Absolute return is the actual gain or loss your investment produces over a specific period, expressed as a percentage of the original investment. Relative return is that same result compared against a benchmark, such as the S&P 500 index. If your portfolio gained 8% while the S&P 500 gained 15%, your absolute return is positive but your relative return is negative 7%. Both numbers tell you something real, but they answer completely different questions.
Absolute return is straightforward. Subtract the original investment value from the current value, divide by the original value, and multiply by 100. If you invested $10,000 and it grew to $11,500 over two years, your absolute return is 15%. On an annualized basis, that is 7.5% per year.
Relative return requires one extra step. Once you have your absolute return, subtract the benchmark's absolute return over the same period. If your fund gained 12% and the S&P 500 gained 9%, your relative return is positive 3%. That extra 3% is the value your active manager actually added beyond what a passive index would have delivered.
| Absolute Return | Relative Return | |
|---|---|---|
| What it measures | Actual gain or loss in dollar or percentage terms | Performance compared to a benchmark index |
| Formula | (Current Value - Original Value) / Original Value x 100 | Investment Return - Benchmark Return |
| Can it be negative? | Yes, if the investment lost value | Yes, if the investment underperformed the benchmark |
| Common users | Individual investors, hedge funds, financial planners | Institutional fund managers, investment consultants |
| Tells you | Did your investment make or lose money? | Did your manager beat the market? |
| Benchmark required | No | Yes |
The financial services industry overwhelmingly emphasizes relative returns. Fund managers are judged by how much they beat or trail their benchmark. Marketing materials highlight outperformance. Research reports lead with alpha, which is the return above the index. This focus on comparison is useful for institutional investors like pension funds that need to evaluate whether an active manager justifies the fees they charge over a cheaper index fund.
But this creates a problem for individual investors. You cannot spend a relative return. If your portfolio dropped 10% in a bear market while the index dropped 20%, you technically outperformed. But you still lost money, and that loss has real consequences for your retirement timeline, your spending, and your financial security.
Your financial plan is built around reaching specific targets, not beating a benchmark. You need $1.2 million by age 65. You need your portfolio to generate $50,000 a year in retirement income. These are absolute goals that require absolute returns to evaluate properly.

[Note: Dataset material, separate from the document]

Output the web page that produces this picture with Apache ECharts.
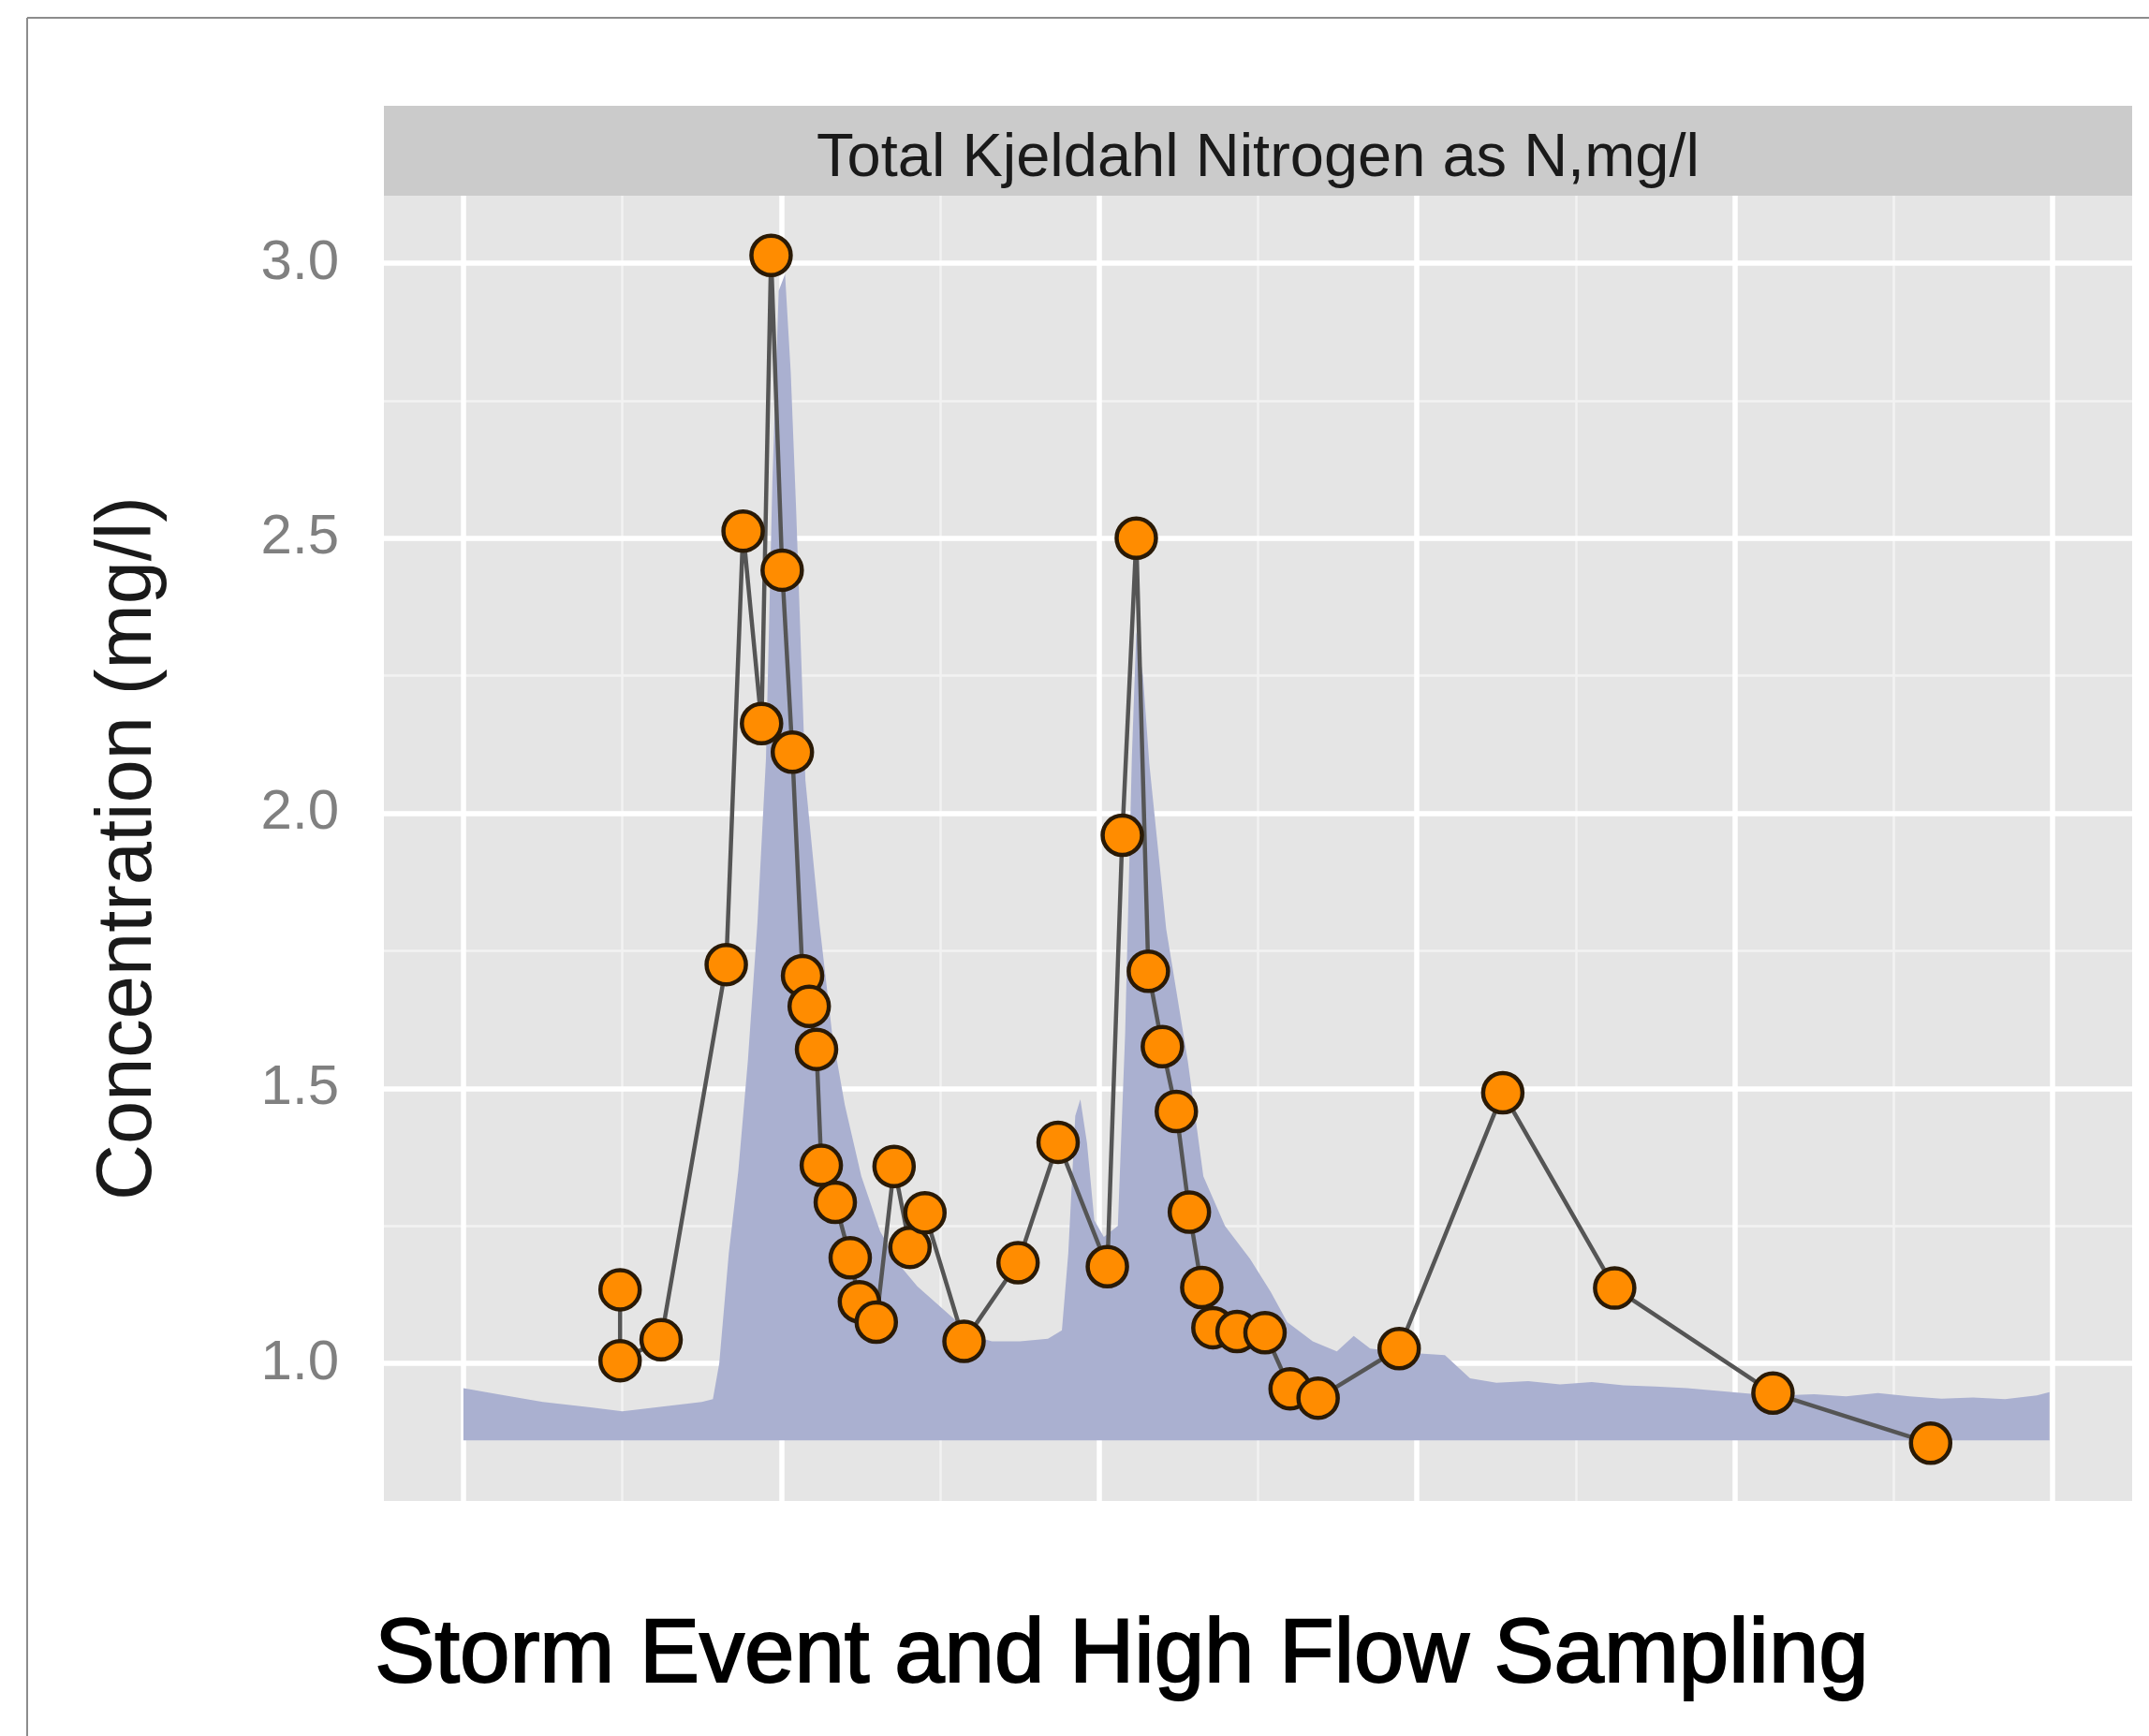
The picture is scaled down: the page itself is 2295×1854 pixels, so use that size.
<!DOCTYPE html>
<html>
<head>
<meta charset="utf-8">
<script src="https://cdn.jsdelivr.net/npm/echarts@6/dist/echarts.min.js"></script>
<style>
html,body{margin:0;padding:0;background:#fff;}
#chart{width:2295px;height:1854px;}
</style>
</head>
<body>
<div id="chart"></div>
<script>
// ---- data ----
const stripTitle = 'Total Kjeldahl Nitrogen as N,mg/l';
const mainTitle = 'Storm Event and High Flow Sampling';
const yAxisTitle = 'Concentration (mg/l)';

// background flow (scaled) ribbon: x position, top value; ribbon base value
const flowBase = 0.86;
const flowX = [0.00,0.10,0.25,0.40,0.50,0.65,0.75,0.785,0.805,0.835,0.865,0.895,0.925,0.952,0.972,0.992,1.012,1.030,1.047,1.076,1.120,1.160,1.200,1.252,1.311,1.370,1.428,1.487,1.545,1.604,1.663,1.751,1.839,1.883,1.903,1.925,1.941,1.962,1.985,2.015,2.059,2.082,2.103,2.117,2.138,2.158,2.211,2.279,2.328,2.396,2.475,2.540,2.592,2.672,2.748,2.801,2.853,2.953,3.088,3.167,3.25,3.35,3.45,3.55,3.65,3.75,3.85,3.95,4.05,4.15,4.25,4.35,4.45,4.55,4.65,4.75,4.85,4.95,4.99];
const flowTop = [0.955,0.945,0.930,0.920,0.913,0.923,0.930,0.935,1.00,1.20,1.35,1.55,1.80,2.10,2.60,2.95,2.98,2.80,2.55,2.06,1.80,1.60,1.47,1.34,1.24,1.18,1.14,1.11,1.08,1.05,1.04,1.04,1.045,1.06,1.20,1.45,1.48,1.40,1.26,1.23,1.25,1.60,2.10,2.33,2.25,2.09,1.79,1.55,1.34,1.25,1.19,1.13,1.075,1.04,1.022,1.05,1.027,1.02,1.015,0.973,0.965,0.968,0.962,0.966,0.960,0.958,0.955,0.950,0.945,0.942,0.944,0.940,0.946,0.940,0.936,0.938,0.935,0.942,0.948];

// TKN samples
const sampleX = [0.493,0.493,0.622,0.827,0.880,0.938,0.968,1.003,1.035,1.067,1.088,1.111,1.126,1.170,1.217,1.246,1.299,1.355,1.405,1.452,1.575,1.745,1.871,2.026,2.073,2.117,2.155,2.199,2.243,2.284,2.323,2.358,2.434,2.522,2.601,2.689,2.944,3.270,3.622,4.120,4.616];
const tkn = [1.134,1.005,1.043,1.725,2.513,2.163,3.014,2.442,2.111,1.705,1.649,1.571,1.360,1.293,1.192,1.112,1.075,1.358,1.211,1.274,1.040,1.183,1.402,1.176,1.960,2.500,1.713,1.576,1.458,1.275,1.138,1.065,1.058,1.056,0.954,0.937,1.027,1.492,1.137,0.946,0.855];

// axes / grid
const yTicks = [1.0,1.5,2.0,2.5,3.0];
const yMinor = [1.25,1.75,2.25,2.75];
const xMajor = [0,1,2,3,4,5];
const xMinor = [0.5,1.5,2.5,3.5,4.5];
const xRange = [-0.25, 5.25];
const yRange = [0.75, 3.1226];

// ---- chart ----
const chart = echarts.init(document.getElementById('chart'), null, {renderer:'canvas'});
const P = {left:410, top:209, width:1867, height:1394};

const gridMarks = []
  .concat(xMinor.map(v => ({xAxis:v, lineStyle:{color:'#F2F2F2', width:2.5, type:'solid'}})))
  .concat(yMinor.map(v => ({yAxis:v, lineStyle:{color:'#F2F2F2', width:2.5, type:'solid'}})))
  .concat(xMajor.map(v => ({xAxis:v, lineStyle:{color:'#FFFFFF', width:5.5, type:'solid'}})))
  .concat(yTicks.map(v => ({yAxis:v, lineStyle:{color:'#FFFFFF', width:5.5, type:'solid'}})));

chart.setOption({
  animation:false,
  backgroundColor:'#ffffff',
  title:{
    text:mainTitle, left:1198, top:1722, textAlign:'center', padding:0,
    textStyle:{fontFamily:'Liberation Sans, Arial, sans-serif', fontSize:96, fontWeight:'normal', color:'#000',
      textBorderColor:'#000', textBorderWidth:2}
  },
  grid:{left:P.left, top:P.top, width:P.width, height:P.height, show:true, backgroundColor:'#E5E5E5', borderWidth:0, containLabel:false},
  xAxis:{type:'value', min:xRange[0], max:xRange[1], show:true,
    axisLine:{show:false}, axisTick:{show:false}, axisLabel:{show:false}, splitLine:{show:false}},
  yAxis:{type:'value', min:yRange[0], max:yRange[1],
    name:yAxisTitle, nameLocation:'middle', nameGap:230, nameRotate:90,
    nameTextStyle:{fontFamily:'Liberation Sans, Arial, sans-serif', fontSize:83, color:'#1a1a1a'},
    axisLine:{show:false},
    axisTick:{show:true, length:24, customValues:yTicks, lineStyle:{color:'#7F7F7F', width:3}},
    axisLabel:{show:true, customValues:yTicks, margin:48, fontFamily:'Liberation Sans, Arial, sans-serif', fontSize:60, color:'#808080',
      formatter: v => Number(v).toFixed(1)},
    splitLine:{show:false}},
  graphic:[
    {type:'rect', shape:{x:P.left, y:113, width:P.width, height:96}, style:{fill:'#CBCBCB'}, z:-1, silent:true},
    {type:'text', x:P.left + P.width/2, y:170, style:{text:stripTitle, align:'center', verticalAlign:'middle',
      font:'65px "Liberation Sans", Arial, sans-serif', fill:'#1a1a1a'}, silent:true},
    {type:'line', shape:{x1:29, y1:19, x2:2295, y2:19}, style:{stroke:'#8c8c8c', lineWidth:2}, silent:true},
    {type:'line', shape:{x1:29, y1:19, x2:29, y2:1854}, style:{stroke:'#8c8c8c', lineWidth:2}, silent:true}
  ],
  series:[
    {type:'line', name:'grid', data:[], silent:true, z:1,
      markLine:{silent:true, symbol:'none', label:{show:false}, z:1, animation:false, data:gridMarks}},
    {type:'line', name:'flow', z:2, silent:true, showSymbol:false, symbol:'none',
      data:flowX.map((x,i)=>[x, flowTop[i]]),
      lineStyle:{width:0, opacity:0},
      areaStyle:{color:'#AAB0D0', opacity:1, origin:flowBase}},
    {type:'line', name:'TKN', z:3,
      data:sampleX.map((x,i)=>[x, tkn[i]]),
      lineStyle:{color:'#555555', width:4.5},
      symbol:'circle', symbolSize:42, showSymbol:true,
      itemStyle:{color:'#FF8C00', borderColor:'#2a1a06', borderWidth:4.5}}
  ]
});
</script>
</body>
</html>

A financial planner who tells you that you underperformed the S&P 500 by 2% this year has given you less useful information than one who tells you whether your portfolio is on track to meet your retirement target. Absolute return connects directly to your real-world outcomes. Relative return tells you how you did compared to other people playing a different game with different rules.
Relative return is genuinely useful when you are evaluating whether an active manager is worth their fees. If a fund charges 1% annually in management fees and only beats its benchmark by 0.5%, you are losing value by not simply investing in the index. The comparison reveals inefficiency that would be invisible if you only looked at absolute return.
Institutional investors with long time horizons and specific liability targets, such as pension funds with 30-year obligations, also use relative return to track whether their asset managers are adding value across market cycles. The benchmark gives a neutral reference point that removes overall market direction from the evaluation.
Focusing exclusively on relative return can push investors toward taking risks they do not need. An investor who earned 12% this year may feel dissatisfied after learning the benchmark returned 18%, leading them to take on more risk to close the gap. This behavioral pattern generates unnecessary turnover, higher fees, and emotional decision-making. None of those outcomes serve your actual financial goals.
A portfolio designed to beat the S&P 500 every year is structured completely differently from one designed to protect capital, generate income, and help you retire on schedule. If your goal is the second set of outcomes, the right performance question is whether your absolute returns are tracking toward your plan.
If you do use relative return to evaluate your investments, pick a benchmark that actually matches your portfolio's composition. Comparing a fixed-income portfolio against the S&P 500 is an apples-to-oranges exercise. A blend of equities and bonds should be compared to a blended benchmark, such as a 60/40 combination of a stock index and a bond index. A single-country equity fund belongs alongside a country-specific index, not a global composite.
A relevant benchmark reveals something meaningful. An irrelevant one just generates noise that leads to poor decisions.